◆ **Exercise task**
Everything from the first line of the data below through the line that contains "return fig.add_axes([x0 /" should be written out exactly, please, and nothing more; the pictures stay out.

=== Stored data ===

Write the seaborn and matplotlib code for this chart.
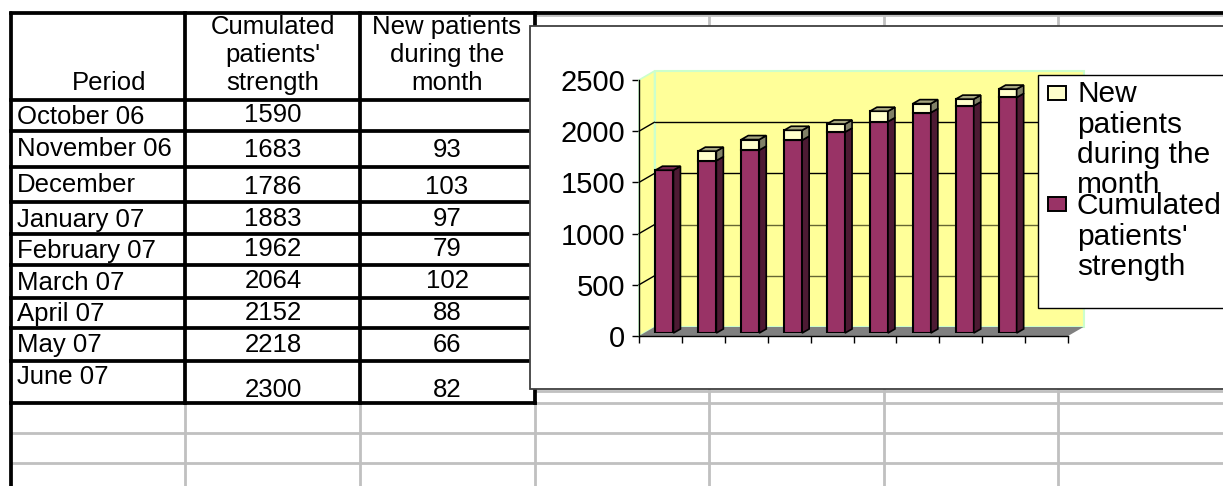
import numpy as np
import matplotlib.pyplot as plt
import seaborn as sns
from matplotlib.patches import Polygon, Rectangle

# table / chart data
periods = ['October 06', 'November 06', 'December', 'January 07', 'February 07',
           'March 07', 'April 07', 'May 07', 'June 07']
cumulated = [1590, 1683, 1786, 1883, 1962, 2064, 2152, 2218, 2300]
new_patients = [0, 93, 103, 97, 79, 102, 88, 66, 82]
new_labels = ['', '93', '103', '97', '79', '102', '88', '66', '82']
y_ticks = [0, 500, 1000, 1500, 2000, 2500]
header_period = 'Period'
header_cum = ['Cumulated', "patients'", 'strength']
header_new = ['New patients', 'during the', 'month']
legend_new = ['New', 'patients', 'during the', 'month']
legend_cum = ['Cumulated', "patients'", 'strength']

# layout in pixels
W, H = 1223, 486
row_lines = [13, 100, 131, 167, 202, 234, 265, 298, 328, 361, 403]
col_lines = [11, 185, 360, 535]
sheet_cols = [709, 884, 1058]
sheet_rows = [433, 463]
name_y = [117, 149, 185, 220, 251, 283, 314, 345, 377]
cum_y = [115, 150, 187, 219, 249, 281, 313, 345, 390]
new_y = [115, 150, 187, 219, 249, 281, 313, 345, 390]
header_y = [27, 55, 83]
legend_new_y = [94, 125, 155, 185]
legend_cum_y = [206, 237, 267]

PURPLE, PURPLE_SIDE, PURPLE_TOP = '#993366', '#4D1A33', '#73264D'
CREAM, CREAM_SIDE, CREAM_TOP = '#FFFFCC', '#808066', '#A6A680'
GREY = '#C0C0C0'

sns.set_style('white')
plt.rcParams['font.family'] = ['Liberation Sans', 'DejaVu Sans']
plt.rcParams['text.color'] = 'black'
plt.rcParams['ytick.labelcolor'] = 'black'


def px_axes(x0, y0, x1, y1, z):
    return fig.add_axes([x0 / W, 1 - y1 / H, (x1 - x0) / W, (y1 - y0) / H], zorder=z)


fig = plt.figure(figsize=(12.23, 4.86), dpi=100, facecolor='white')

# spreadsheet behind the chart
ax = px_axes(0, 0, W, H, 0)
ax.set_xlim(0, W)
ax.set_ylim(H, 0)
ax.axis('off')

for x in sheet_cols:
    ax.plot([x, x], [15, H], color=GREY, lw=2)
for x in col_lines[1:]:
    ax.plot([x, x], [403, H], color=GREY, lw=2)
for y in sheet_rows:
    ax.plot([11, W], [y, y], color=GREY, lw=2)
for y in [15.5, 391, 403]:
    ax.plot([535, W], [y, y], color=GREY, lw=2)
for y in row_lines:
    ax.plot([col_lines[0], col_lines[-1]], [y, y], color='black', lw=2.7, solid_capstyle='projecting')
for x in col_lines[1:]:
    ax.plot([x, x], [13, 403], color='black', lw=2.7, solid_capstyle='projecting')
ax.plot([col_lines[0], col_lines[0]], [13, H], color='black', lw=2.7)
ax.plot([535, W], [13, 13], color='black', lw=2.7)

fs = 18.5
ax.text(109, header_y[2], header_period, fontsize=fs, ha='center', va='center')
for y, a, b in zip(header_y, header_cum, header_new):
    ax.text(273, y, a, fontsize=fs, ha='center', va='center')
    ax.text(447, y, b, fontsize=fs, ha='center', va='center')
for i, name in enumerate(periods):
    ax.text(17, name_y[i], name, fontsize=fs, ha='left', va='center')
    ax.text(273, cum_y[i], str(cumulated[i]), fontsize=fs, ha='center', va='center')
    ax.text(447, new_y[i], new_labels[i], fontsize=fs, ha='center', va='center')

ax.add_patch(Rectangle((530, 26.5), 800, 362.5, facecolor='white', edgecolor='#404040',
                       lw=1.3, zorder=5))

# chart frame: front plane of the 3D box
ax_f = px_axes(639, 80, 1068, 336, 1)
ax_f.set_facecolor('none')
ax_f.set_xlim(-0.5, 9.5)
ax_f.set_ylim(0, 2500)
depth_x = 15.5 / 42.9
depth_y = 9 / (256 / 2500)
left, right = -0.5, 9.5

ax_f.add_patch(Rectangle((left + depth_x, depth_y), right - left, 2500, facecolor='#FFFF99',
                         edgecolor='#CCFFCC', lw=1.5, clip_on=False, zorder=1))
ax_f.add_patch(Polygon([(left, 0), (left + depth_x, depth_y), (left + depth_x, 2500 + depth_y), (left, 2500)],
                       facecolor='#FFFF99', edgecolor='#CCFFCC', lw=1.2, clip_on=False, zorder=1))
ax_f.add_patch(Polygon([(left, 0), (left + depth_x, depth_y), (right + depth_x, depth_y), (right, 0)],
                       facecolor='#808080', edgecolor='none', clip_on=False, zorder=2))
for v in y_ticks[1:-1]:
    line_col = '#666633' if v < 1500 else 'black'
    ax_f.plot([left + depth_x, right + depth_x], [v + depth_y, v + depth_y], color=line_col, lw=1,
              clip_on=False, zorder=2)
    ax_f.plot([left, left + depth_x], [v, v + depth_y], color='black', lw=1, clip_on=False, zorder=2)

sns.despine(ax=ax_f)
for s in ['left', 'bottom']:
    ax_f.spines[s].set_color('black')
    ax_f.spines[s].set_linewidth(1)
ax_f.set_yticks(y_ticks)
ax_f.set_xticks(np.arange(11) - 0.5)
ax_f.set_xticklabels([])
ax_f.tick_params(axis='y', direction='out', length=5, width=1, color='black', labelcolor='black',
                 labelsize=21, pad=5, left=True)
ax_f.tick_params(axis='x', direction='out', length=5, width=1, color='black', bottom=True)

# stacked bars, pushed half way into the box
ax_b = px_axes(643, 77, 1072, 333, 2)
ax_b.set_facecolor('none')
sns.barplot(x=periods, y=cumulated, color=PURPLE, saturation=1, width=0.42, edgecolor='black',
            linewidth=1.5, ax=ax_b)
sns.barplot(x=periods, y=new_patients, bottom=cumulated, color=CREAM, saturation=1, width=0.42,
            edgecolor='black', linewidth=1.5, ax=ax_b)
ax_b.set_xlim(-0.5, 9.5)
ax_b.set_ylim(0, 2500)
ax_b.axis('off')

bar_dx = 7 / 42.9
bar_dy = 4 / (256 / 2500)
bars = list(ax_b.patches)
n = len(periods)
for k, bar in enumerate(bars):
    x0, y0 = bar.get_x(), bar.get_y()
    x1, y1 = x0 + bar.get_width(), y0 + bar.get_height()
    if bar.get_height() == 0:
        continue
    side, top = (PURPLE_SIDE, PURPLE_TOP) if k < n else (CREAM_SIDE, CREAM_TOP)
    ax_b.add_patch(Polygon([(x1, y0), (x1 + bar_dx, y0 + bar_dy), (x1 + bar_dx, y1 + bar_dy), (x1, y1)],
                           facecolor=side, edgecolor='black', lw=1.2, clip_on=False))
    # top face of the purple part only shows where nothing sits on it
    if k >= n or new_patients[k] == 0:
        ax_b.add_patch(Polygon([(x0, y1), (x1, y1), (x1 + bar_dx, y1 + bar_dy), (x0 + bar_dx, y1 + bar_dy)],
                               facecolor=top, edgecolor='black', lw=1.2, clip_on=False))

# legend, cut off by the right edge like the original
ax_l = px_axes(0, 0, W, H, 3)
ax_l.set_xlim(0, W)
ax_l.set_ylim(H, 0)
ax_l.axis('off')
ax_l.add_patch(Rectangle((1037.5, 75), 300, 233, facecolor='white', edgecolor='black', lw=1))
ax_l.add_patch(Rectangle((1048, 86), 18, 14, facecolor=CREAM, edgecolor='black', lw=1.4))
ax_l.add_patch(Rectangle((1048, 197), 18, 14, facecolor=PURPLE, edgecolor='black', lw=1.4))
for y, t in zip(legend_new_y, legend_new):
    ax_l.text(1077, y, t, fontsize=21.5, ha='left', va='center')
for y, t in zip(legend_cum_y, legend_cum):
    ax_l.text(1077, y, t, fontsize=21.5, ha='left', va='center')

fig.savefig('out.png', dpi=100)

===

◆ **Finished task**
Write the seaborn and matplotlib code for this chart.
import numpy as np
import matplotlib.pyplot as plt
import seaborn as sns
from matplotlib.patches import Polygon, Rectangle

# table / chart data
periods = ['October 06', 'November 06', 'December', 'January 07', 'February 07',
           'March 07', 'April 07', 'May 07', 'June 07']
cumulated = [1590, 1683, 1786, 1883, 1962, 2064, 2152, 2218, 2300]
new_patients = [0, 93, 103, 97, 79, 102, 88, 66, 82]
new_labels = ['', '93', '103', '97', '79', '102', '88', '66', '82']
y_ticks = [0, 500, 1000, 1500, 2000, 2500]
header_period = 'Period'
header_cum = ['Cumulated', "patients'", 'strength']
header_new = ['New patients', 'during the', 'month']
legend_new = ['New', 'patients', 'during the', 'month']
legend_cum = ['Cumulated', "patients'", 'strength']

# layout in pixels
W, H = 1223, 486
row_lines = [13, 100, 131, 167, 202, 234, 265, 298, 328, 361, 403]
col_lines = [11, 185, 360, 535]
sheet_cols = [709, 884, 1058]
sheet_rows = [433, 463]
name_y = [117, 149, 185, 220, 251, 283, 314, 345, 377]
cum_y = [115, 150, 187, 219, 249, 281, 313, 345, 390]
new_y = [115, 150, 187, 219, 249, 281, 313, 345, 390]
header_y = [27, 55, 83]
legend_new_y = [94, 125, 155, 185]
legend_cum_y = [206, 237, 267]

PURPLE, PURPLE_SIDE, PURPLE_TOP = '#993366', '#4D1A33', '#73264D'
CREAM, CREAM_SIDE, CREAM_TOP = '#FFFFCC', '#808066', '#A6A680'
GREY = '#C0C0C0'

sns.set_style('white')
plt.rcParams['font.family'] = ['Liberation Sans', 'DejaVu Sans']
plt.rcParams['text.color'] = 'black'
plt.rcParams['ytick.labelcolor'] = 'black'


def px_axes(x0, y0, x1, y1, z):
    return fig.add_axes([x0 / W, 1 - y1 / H, (x1 - x0) / W, (y1 - y0) / H], zorder=z)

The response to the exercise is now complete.